Signal-to-Noise Ratio (SNR)
A measure of signal quality: the ratio of the intended wireless signal's strength to the background noise level. High SNR = clear signal, reliable communication. Low SNR = noisy channel, unreliable or failed communication. RF jamming attacks deliberately lower the SNR by adding noise β either random interference, continuous jamming signals, or high volumes of legitimate-looking frames β until legitimate devices cannot decode the AP's transmissions. SNR degradation is measured in decibels (dB); a drop of 10 dB corresponds to a tenfold reduction in signal quality relative to noise.
Constant Jamming
A jamming technique that continuously transmits a signal β random data, legitimate-looking frames, or pure noise β on the target frequency without interruption.

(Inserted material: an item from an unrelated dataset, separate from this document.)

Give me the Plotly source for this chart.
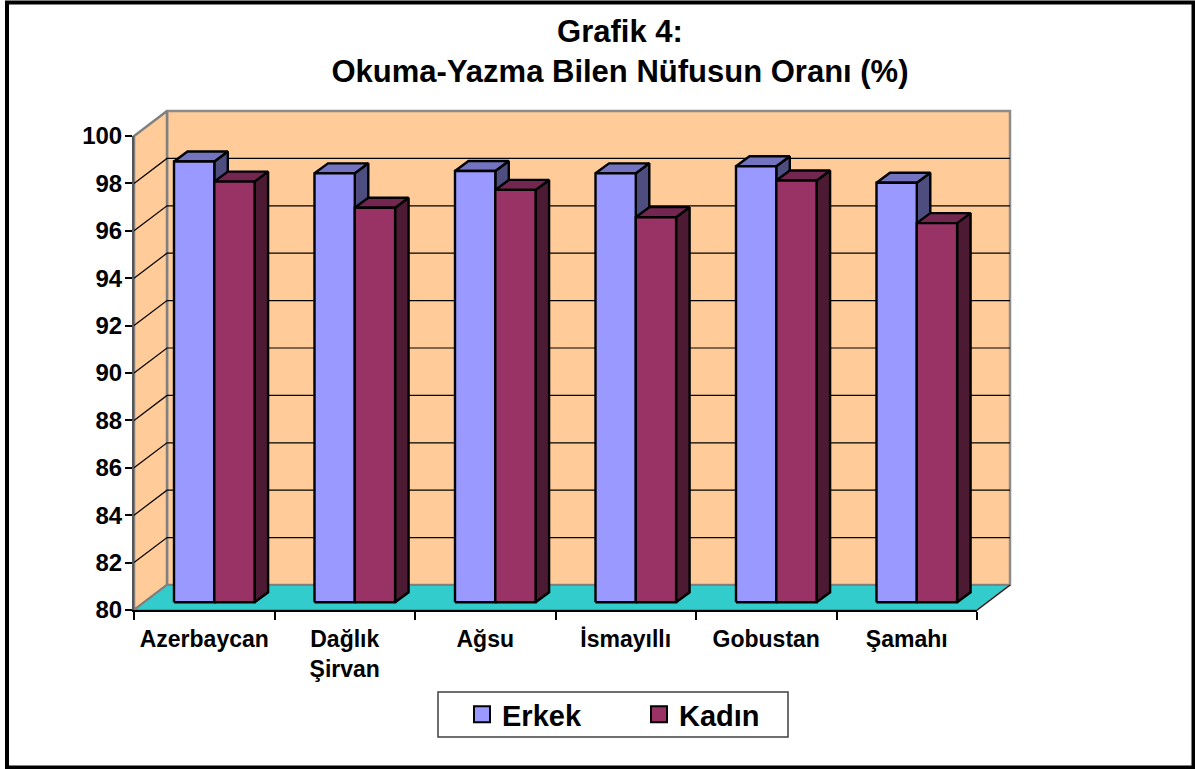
import plotly.graph_objects as go

categories = ["Azerbaycan", "Dağlık<br>Şirvan", "Ağsu", "İsmayıllı", "Gobustan", "Şamahı"]
erkek = [98.6, 98.1, 98.2, 98.1, 98.4, 97.7]
kadin = [97.75, 96.65, 97.4, 96.25, 97.8, 96.0]
y_ticks = [80, 82, 84, 86, 88, 90, 92, 94, 96, 98, 100]
series_names = ["Erkek", "Kadın"]
title_text = "Grafik 4:<br>Okuma-Yazma Bilen Nüfusun Oranı (%)"

W, H = 1195, 769
PX0, PY0 = 134, 610       # pixel of category 0 / value 80
PXU = 843 / 6             # pixels per category
PYU = 474 / 20            # pixels per percent
FONT = "Liberation Sans"

n = len(categories)
wall_dx = 33 / PXU
wall_dy = 25 / PYU
bar_dx = 13.5 / PXU
bar_dy = 10 / PYU
bar_off_x = 40 / PXU      # left edge of first bar inside its category slot
bar_w = 40.3 / PXU
lift = 7.7 / PYU          # bars stand this far behind the front edge of the floor


def poly(points_list):
    xs, ys = [], []
    for pts in points_list:
        for x, y in pts + [pts[0]]:
            xs.append(x)
            ys.append(y)
        xs.append(None)
        ys.append(None)
    return xs, ys


def add_poly(fig, polys, fill, line="black", width=2):
    xs, ys = poly(polys)
    fig.add_trace(go.Scatter(x=xs, y=ys, mode="lines", fill="toself", fillcolor=fill,
                             line=dict(color=line, width=width), hoverinfo="skip",
                             showlegend=False, xaxis="x", yaxis="y"))


fig = go.Figure()

# walls and floor
add_poly(fig, [[(wall_dx, 80 + wall_dy), (n + wall_dx, 80 + wall_dy),
                (n + wall_dx, 100 + wall_dy), (wall_dx, 100 + wall_dy)]], "#FFCC99", "#8C8C8C", 2.5)
add_poly(fig, [[(0, 80), (wall_dx, 80 + wall_dy), (wall_dx, 100 + wall_dy), (0, 100)]],
         "#FFCC99", "#808080", 2.5)
add_poly(fig, [[(0, 80), (n, 80), (n + wall_dx, 80 + wall_dy), (wall_dx, 80 + wall_dy)]],
         "#33CCCC", "#808080", 2)

# gridlines
gx, gy = [], []
for v in y_ticks[1:-1]:
    gx += [0, wall_dx, n + wall_dx, None]
    gy += [v, v + wall_dy, v + wall_dy, None]
fig.add_trace(go.Scatter(x=gx, y=gy, mode="lines", line=dict(color="black", width=1.2),
                         hoverinfo="skip", showlegend=False, xaxis="x", yaxis="y"))
fig.add_trace(go.Scatter(x=[n, n + wall_dx], y=[80, 80 + wall_dy], mode="lines",
                         line=dict(color="black", width=1), hoverinfo="skip",
                         showlegend=False, xaxis="x", yaxis="y"))

# 3D bars
styles = [("#9999FF", "#7373BF", "#4D4D80"), ("#993366", "#732650", "#4D1A33")]
for s, values in enumerate([erkek, kadin]):
    front, top, side = [], [], []
    for i, v in enumerate(values):
        x0 = i + bar_off_x + s * bar_w
        x1 = x0 + bar_w
        b = 80 + lift
        t = v + lift
        front.append([(x0, b), (x1, b), (x1, t), (x0, t)])
        top.append([(x0, t), (x1, t), (x1 + bar_dx, t + bar_dy), (x0 + bar_dx, t + bar_dy)])
        side.append([(x1, b), (x1 + bar_dx, b + bar_dy), (x1 + bar_dx, t + bar_dy), (x1, t)])
    add_poly(fig, side, styles[s][2], width=2.4)
    add_poly(fig, top, styles[s][1], width=2.4)
    add_poly(fig, front, styles[s][0], width=2.4)

# carries the visible axes
fig.add_trace(go.Scatter(x=categories, y=erkek, mode="markers", marker=dict(opacity=0),
                         hoverinfo="skip", showlegend=False, xaxis="x2", yaxis="y2"))

# legend entries
for name, st in zip(series_names, styles):
    fig.add_trace(go.Scatter(x=[None], y=[None], mode="markers", name=name,
                             marker=dict(symbol="square", size=16, color=st[0],
                                         line=dict(color="black", width=2)),
                             xaxis="x2", yaxis="y2"))

fig.update_layout(
    width=W, height=H, autosize=False,
    margin=dict(l=0, r=0, t=0, b=0, autoexpand=False),
    paper_bgcolor="white", plot_bgcolor="rgba(0,0,0,0)",
    font=dict(family=FONT, color="black"),
    title=dict(text=title_text, x=620 / W, xanchor="center", y=1 - 42 / H, yanchor="middle",
               font=dict(family=FONT, size=31, weight=700, color="black")),
    xaxis=dict(domain=[0, 1], range=[-PX0 / PXU, (W - PX0) / PXU], visible=False, fixedrange=True),
    yaxis=dict(domain=[0, 1], range=[80 - (H - PY0) / PYU, 80 + PY0 / PYU], visible=False, fixedrange=True),
    xaxis2=dict(domain=[PX0 / W, (PX0 + n * PXU) / W], anchor="y2", type="category",
                categoryorder="array", categoryarray=categories, range=[-0.5, n - 0.5],
                tickson="boundaries", ticks="outside", ticklen=8, tickwidth=1.5, tickcolor="black",
                ticklabelstandoff=7,
                showline=True, linecolor="black", linewidth=2, showgrid=False, zeroline=False,
                tickfont=dict(family=FONT, size=23, weight=700, color="black"), tickangle=0, fixedrange=True),
    yaxis2=dict(domain=[(H - PY0) / H, (H - 136) / H], anchor="x2", range=[80, 100],
                tickvals=y_ticks, ticks="outside", ticklen=7, tickwidth=1.5, tickcolor="black",
                ticklabelstandoff=-2,
                showline=True, linecolor="#555555", linewidth=2, showgrid=False, zeroline=False,
                tickfont=dict(family=FONT, size=24, weight=700, color="black"), fixedrange=True),
    legend=dict(x=462 / W, y=1 - 714.5 / H, xanchor="left", yanchor="middle", orientation="h",
                bgcolor="rgba(0,0,0,0)", borderwidth=0,
                font=dict(family=FONT, size=29, weight=700, color="black"),
                entrywidth=132, entrywidthmode="pixels", itemclick=False, itemdoubleclick=False),
    shapes=[dict(type="rect", xref="paper", yref="paper", x0=7 / W, x1=1 - 1.5 / W,
                 y0=1.5 / H, y1=1 - 2.5 / H, line=dict(color="black", width=4), layer="above"),
            dict(type="rect", xref="paper", yref="paper", x0=438 / W, x1=788 / W,
                 y0=1 - 737 / H, y1=1 - 692 / H, line=dict(color="#404040", width=1.5),
                 fillcolor="white", layer="below")],
)

fig.write_html("out.html", config={"displayModeBar": False},
               post_script="document.body.style.margin='0';document.body.style.overflow='hidden';")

The simplest and most detectable form of jamming: a spectrum analyzer will show continuous elevated noise on the affected channel at all times, making detection and localization easier. However, its constant nature makes it highly effective at disrupting communication since there is never a quiet window for devices to transmit. Detected via spectrum analysis as persistent elevated noise on one or more channels.
Random Jamming
A jamming technique that transmits interference at unpredictable intervals rather than continuously. The randomized timing makes it more difficult to detect, diagnose, and distinguish from ordinary wireless congestion or intermittent interference. Network monitoring may show sporadic connectivity issues without a clear pattern, complicating root cause analysis. More energy-efficient than constant jamming. Harder to locate because the signal is not continuously present, requiring prolonged monitoring periods to capture enough samples for triangulation.
Reactive Jamming
The most sophisticated jamming technique: the jammer remains completely silent during idle periods but immediately transmits interference the moment it detects a legitimate wireless device beginning to transmit. When the network is quiet, no jamming signal exists β spectrum analysis shows nothing unusual. The moment a device tries to communicate, the jammer responds, making communication impossible. Particularly efficient (minimal transmit time) and difficult to detect (no constant signal to find). The network appears intermittent β working briefly after a period of silence, then failing when traffic volume increases.
Fox Hunting (Wireless)
The process of physically locating the source of a jamming or interference signal using directional antennas, signal attenuators, and triangulation. Borrowed from amateur radio terminology, where hidden transmitter hunts are a recreational competition. Process: (1) use a directional antenna to determine the approximate direction of the signal source; (2) move toward the signal; (3) as proximity increases and the signal strengthens, use an attenuator to reduce signal strength so directional detection remains precise; (4) repeat and triangulate to pinpoint the exact location. Requires the investigator to be mobile and physically present near the signal source β but since jamming requires proximity, the attacker is also physically near.